◆ **What to do**
Up to and including the line that contains "minimum width=229, minimum", repeat each line of the data exactly, starting from the first.

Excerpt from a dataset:

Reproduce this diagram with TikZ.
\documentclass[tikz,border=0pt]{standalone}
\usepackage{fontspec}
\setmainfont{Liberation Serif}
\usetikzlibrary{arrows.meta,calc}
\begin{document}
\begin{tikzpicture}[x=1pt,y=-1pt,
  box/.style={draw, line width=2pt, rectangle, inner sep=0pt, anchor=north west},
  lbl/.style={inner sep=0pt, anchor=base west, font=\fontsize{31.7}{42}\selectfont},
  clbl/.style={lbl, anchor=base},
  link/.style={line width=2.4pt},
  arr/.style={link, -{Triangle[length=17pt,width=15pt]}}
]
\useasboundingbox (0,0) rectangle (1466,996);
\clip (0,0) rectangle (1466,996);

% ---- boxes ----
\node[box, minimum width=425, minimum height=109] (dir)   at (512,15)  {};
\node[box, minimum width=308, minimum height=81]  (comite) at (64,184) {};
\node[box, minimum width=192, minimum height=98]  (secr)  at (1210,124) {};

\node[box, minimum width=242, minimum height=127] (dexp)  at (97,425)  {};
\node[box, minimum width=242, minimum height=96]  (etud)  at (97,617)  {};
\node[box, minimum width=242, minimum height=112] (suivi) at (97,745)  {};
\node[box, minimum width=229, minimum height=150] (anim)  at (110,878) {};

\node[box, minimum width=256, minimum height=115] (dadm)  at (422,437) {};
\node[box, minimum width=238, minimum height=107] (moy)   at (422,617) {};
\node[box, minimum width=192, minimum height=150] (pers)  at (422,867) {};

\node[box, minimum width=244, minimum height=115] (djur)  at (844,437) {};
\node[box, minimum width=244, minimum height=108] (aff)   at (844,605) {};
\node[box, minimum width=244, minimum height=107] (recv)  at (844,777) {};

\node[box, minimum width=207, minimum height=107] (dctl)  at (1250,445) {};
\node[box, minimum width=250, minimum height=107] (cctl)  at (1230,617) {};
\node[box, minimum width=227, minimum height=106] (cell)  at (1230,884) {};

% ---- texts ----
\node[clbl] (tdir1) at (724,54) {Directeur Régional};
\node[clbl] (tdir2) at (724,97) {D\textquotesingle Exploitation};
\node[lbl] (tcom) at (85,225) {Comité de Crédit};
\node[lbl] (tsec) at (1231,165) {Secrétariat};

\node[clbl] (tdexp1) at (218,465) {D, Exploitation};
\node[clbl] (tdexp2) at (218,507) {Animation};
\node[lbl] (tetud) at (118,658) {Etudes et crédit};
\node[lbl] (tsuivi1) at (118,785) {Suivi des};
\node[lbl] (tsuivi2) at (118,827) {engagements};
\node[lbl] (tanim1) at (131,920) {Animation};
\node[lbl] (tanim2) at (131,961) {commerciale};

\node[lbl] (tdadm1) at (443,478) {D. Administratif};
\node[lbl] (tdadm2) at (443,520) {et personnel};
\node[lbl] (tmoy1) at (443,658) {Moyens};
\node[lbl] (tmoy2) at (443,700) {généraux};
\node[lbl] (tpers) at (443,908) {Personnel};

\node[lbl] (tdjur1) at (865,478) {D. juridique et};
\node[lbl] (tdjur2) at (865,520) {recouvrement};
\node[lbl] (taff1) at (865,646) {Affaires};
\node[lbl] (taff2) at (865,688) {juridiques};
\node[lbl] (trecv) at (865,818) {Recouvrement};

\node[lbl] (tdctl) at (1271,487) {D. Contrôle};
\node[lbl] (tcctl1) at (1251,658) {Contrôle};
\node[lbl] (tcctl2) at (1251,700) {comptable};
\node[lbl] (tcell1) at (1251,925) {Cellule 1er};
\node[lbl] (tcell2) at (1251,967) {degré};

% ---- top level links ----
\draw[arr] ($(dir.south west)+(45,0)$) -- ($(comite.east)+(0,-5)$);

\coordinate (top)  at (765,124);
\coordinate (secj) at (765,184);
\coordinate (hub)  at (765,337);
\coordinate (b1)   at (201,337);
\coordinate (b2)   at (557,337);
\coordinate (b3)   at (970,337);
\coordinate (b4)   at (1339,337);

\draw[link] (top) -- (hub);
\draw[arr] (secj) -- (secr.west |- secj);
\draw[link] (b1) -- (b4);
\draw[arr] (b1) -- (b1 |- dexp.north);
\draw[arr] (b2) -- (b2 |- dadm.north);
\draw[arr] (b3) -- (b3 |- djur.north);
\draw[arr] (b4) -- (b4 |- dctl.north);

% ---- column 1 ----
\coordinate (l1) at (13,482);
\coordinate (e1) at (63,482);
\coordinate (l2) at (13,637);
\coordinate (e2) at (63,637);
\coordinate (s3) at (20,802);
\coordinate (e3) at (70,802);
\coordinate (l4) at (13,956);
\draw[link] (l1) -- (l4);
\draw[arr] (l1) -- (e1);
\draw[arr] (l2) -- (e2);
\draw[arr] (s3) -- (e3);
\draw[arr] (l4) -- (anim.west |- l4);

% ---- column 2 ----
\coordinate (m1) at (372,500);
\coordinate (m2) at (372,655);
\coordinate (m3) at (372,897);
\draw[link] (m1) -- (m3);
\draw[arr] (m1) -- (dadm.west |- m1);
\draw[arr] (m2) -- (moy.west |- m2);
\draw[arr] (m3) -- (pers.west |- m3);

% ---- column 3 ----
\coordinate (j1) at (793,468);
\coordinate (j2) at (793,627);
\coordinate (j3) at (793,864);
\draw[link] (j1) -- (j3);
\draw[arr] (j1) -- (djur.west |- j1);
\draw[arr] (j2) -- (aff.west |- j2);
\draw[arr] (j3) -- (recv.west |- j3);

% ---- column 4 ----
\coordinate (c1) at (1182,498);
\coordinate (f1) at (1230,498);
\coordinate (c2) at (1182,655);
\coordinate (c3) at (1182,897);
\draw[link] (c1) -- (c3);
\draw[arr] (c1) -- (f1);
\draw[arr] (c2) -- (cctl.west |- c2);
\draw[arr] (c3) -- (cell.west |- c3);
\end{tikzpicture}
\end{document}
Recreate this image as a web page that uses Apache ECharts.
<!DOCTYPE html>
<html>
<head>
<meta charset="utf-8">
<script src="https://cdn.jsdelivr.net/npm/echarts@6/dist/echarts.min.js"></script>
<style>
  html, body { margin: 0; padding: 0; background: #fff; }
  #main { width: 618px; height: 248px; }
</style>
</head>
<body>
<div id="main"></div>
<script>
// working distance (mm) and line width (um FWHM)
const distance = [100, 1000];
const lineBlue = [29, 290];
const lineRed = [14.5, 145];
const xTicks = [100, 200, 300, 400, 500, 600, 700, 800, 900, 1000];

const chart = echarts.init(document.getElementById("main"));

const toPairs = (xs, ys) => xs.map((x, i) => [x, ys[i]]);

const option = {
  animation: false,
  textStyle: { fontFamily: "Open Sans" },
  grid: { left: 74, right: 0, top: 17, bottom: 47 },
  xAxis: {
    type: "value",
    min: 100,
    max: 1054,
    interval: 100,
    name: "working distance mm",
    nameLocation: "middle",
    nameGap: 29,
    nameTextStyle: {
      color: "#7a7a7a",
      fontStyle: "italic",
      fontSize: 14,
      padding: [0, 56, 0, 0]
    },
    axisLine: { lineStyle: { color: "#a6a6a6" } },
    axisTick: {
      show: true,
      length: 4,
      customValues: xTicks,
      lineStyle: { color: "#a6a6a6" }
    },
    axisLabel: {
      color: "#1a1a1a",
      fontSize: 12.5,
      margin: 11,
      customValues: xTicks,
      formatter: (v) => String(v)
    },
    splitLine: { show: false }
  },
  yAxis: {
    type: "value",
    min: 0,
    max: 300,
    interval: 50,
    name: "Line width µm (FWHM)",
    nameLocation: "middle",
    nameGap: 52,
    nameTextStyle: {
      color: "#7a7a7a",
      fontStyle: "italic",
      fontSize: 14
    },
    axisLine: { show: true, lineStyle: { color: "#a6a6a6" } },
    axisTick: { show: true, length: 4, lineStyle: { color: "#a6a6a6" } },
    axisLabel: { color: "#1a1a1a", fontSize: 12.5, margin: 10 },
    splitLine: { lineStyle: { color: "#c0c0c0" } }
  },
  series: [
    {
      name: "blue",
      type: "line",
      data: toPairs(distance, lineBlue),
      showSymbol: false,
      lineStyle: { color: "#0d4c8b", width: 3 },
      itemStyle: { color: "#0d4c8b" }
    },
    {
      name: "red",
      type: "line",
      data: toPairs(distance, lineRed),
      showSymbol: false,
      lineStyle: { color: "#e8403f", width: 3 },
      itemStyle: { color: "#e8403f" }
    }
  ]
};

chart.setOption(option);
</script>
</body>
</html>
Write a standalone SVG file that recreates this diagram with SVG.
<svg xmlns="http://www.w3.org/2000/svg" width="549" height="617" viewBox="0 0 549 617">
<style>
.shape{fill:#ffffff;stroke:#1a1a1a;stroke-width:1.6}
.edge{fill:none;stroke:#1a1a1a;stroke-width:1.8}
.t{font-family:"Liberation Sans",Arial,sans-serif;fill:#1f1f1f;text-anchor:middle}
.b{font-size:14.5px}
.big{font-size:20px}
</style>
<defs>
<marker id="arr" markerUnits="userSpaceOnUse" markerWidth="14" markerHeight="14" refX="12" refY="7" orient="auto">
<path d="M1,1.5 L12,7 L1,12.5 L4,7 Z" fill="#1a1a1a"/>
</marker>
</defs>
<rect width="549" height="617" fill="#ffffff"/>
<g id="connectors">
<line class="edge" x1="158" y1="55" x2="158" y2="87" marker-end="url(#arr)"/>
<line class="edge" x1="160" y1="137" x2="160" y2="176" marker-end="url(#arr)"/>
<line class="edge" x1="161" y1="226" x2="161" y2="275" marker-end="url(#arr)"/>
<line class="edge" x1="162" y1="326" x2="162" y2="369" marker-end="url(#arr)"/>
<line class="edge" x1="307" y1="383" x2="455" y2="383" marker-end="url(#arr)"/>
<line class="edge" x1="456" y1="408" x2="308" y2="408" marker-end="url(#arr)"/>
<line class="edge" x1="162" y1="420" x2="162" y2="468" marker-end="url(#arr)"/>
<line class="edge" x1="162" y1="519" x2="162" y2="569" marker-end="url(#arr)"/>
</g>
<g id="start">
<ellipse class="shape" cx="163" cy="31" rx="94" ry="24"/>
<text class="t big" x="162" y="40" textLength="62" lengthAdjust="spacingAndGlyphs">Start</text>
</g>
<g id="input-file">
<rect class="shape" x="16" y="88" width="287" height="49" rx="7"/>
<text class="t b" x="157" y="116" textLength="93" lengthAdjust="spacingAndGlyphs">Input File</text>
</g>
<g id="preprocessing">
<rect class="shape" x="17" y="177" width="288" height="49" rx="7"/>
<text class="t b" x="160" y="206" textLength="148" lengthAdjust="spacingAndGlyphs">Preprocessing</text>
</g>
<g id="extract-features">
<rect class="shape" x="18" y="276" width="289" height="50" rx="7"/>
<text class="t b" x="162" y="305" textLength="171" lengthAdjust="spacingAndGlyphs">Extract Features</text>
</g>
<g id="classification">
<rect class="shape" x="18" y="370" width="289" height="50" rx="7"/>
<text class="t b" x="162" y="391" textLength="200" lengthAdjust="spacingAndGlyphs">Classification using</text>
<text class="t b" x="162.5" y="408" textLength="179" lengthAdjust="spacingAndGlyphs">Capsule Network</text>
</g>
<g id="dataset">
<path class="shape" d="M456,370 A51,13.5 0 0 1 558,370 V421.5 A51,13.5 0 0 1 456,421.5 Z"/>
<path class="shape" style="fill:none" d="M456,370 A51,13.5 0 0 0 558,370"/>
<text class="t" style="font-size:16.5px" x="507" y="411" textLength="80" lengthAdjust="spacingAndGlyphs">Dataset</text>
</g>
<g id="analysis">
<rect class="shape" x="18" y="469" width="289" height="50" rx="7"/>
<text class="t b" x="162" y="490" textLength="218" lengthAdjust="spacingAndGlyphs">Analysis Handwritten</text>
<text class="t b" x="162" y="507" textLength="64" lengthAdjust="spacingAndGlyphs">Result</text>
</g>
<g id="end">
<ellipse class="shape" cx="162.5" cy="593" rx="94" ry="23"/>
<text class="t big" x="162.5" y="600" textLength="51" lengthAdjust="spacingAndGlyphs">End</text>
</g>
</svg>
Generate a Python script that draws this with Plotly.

◆ **Reply**
Reproduce this diagram with TikZ.
\documentclass[tikz,border=0pt]{standalone}
\usepackage{fontspec}
\setmainfont{Liberation Serif}
\usetikzlibrary{arrows.meta,calc}
\begin{document}
\begin{tikzpicture}[x=1pt,y=-1pt,
  box/.style={draw, line width=2pt, rectangle, inner sep=0pt, anchor=north west},
  lbl/.style={inner sep=0pt, anchor=base west, font=\fontsize{31.7}{42}\selectfont},
  clbl/.style={lbl, anchor=base},
  link/.style={line width=2.4pt},
  arr/.style={link, -{Triangle[length=17pt,width=15pt]}}
]
\useasboundingbox (0,0) rectangle (1466,996);
\clip (0,0) rectangle (1466,996);

% ---- boxes ----
\node[box, minimum width=425, minimum height=109] (dir)   at (512,15)  {};
\node[box, minimum width=308, minimum height=81]  (comite) at (64,184) {};
\node[box, minimum width=192, minimum height=98]  (secr)  at (1210,124) {};

\node[box, minimum width=242, minimum height=127] (dexp)  at (97,425)  {};
\node[box, minimum width=242, minimum height=96]  (etud)  at (97,617)  {};
\node[box, minimum width=242, minimum height=112] (suivi) at (97,745)  {};
\node[box, minimum width=229, minimum height=150] (anim)  at (110,878) {};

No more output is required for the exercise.